First: What extreme weather events are the most damaging to public health?
Second: What extreme weather events cause the most damage to property?
There are a number of ways to interpret this question but for the purposes of this paper the main focus will be on the average total cost and the average causualties per event. The reason for this decision was that so many events had no recorded damage/causuallies the median is 0 for most of the events. Total would have been influenced by how many events of this type were recorded. Finally, although I chose median, it is not perfect as the standard deviatons tend to be quite large. Since record keeping has changed all All Event Types tracking started in 1996 I reserved my analysis to 1996 on.

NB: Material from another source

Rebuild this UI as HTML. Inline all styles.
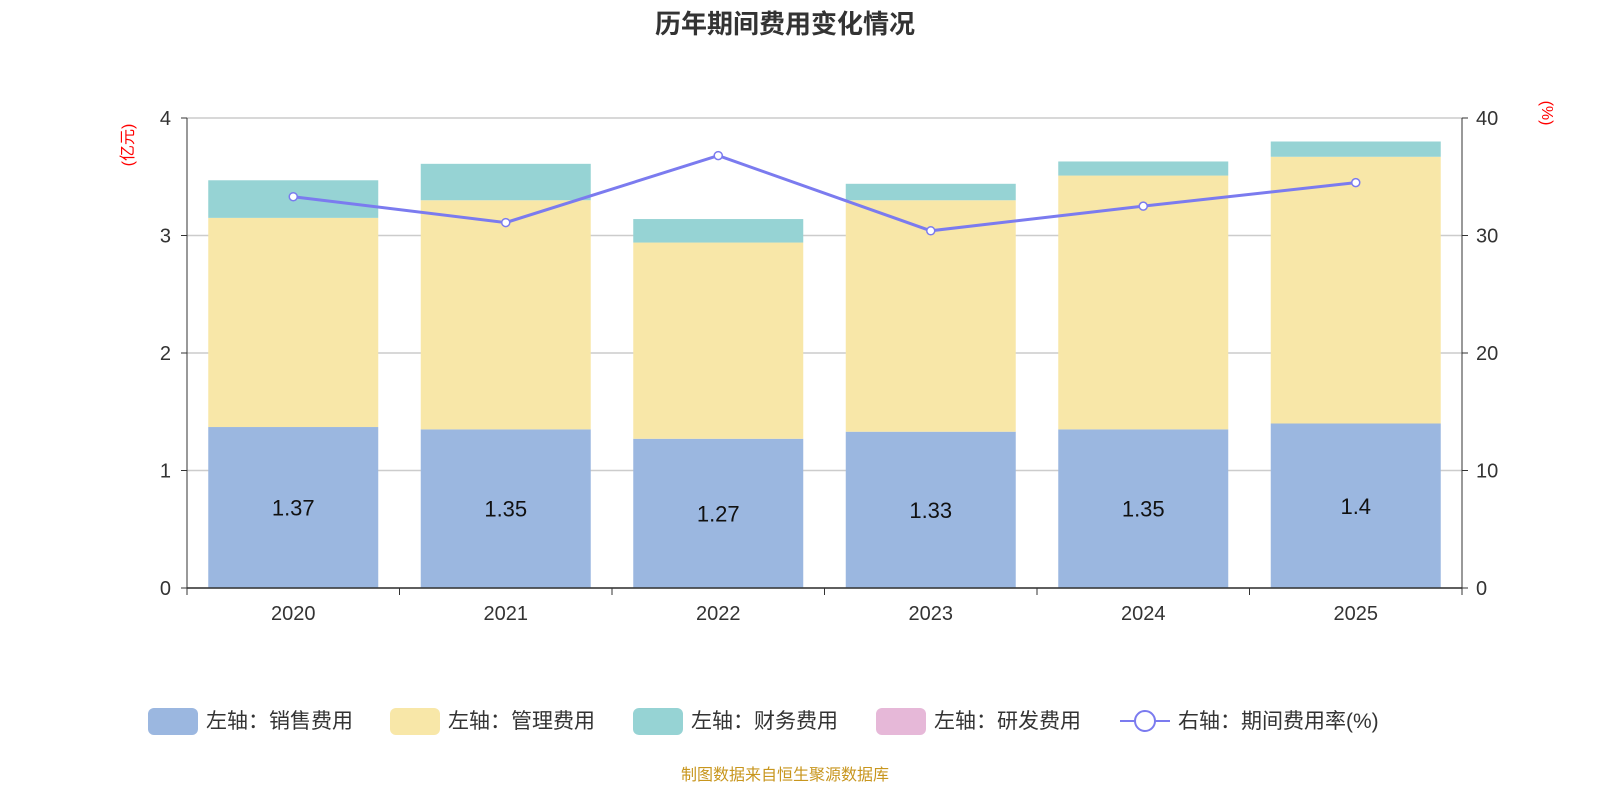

Our results show that Hurricanes are the most costly per incident (followed by storm surges and tropical storms), while hurricanes are the most dangerous to people per incident followed by tsunami and excessive heat.
The first step was loading libraries and reading in the data:
require(tidyr)
require(dtplyr)
##require(data.table)
require(stringdist)
require(plyr)
require(ggplot2)
require(gridExtra)
require(captioner)
if(!dir.exists(file.path("./data1"))){
dir.create(file.path("./data1"), showWarnings = FALSE)
}
if(!file.exists("./data1/stormData.csv.bz2")) {
download.file("https://d396qusza40orc.cloudfront.net/repdata%2Fdata%2FStormData.csv.bz2",dest = "./data1/stormData.csv.bz2")
}
df<-read.csv("./data1/stormData.csv.bz2")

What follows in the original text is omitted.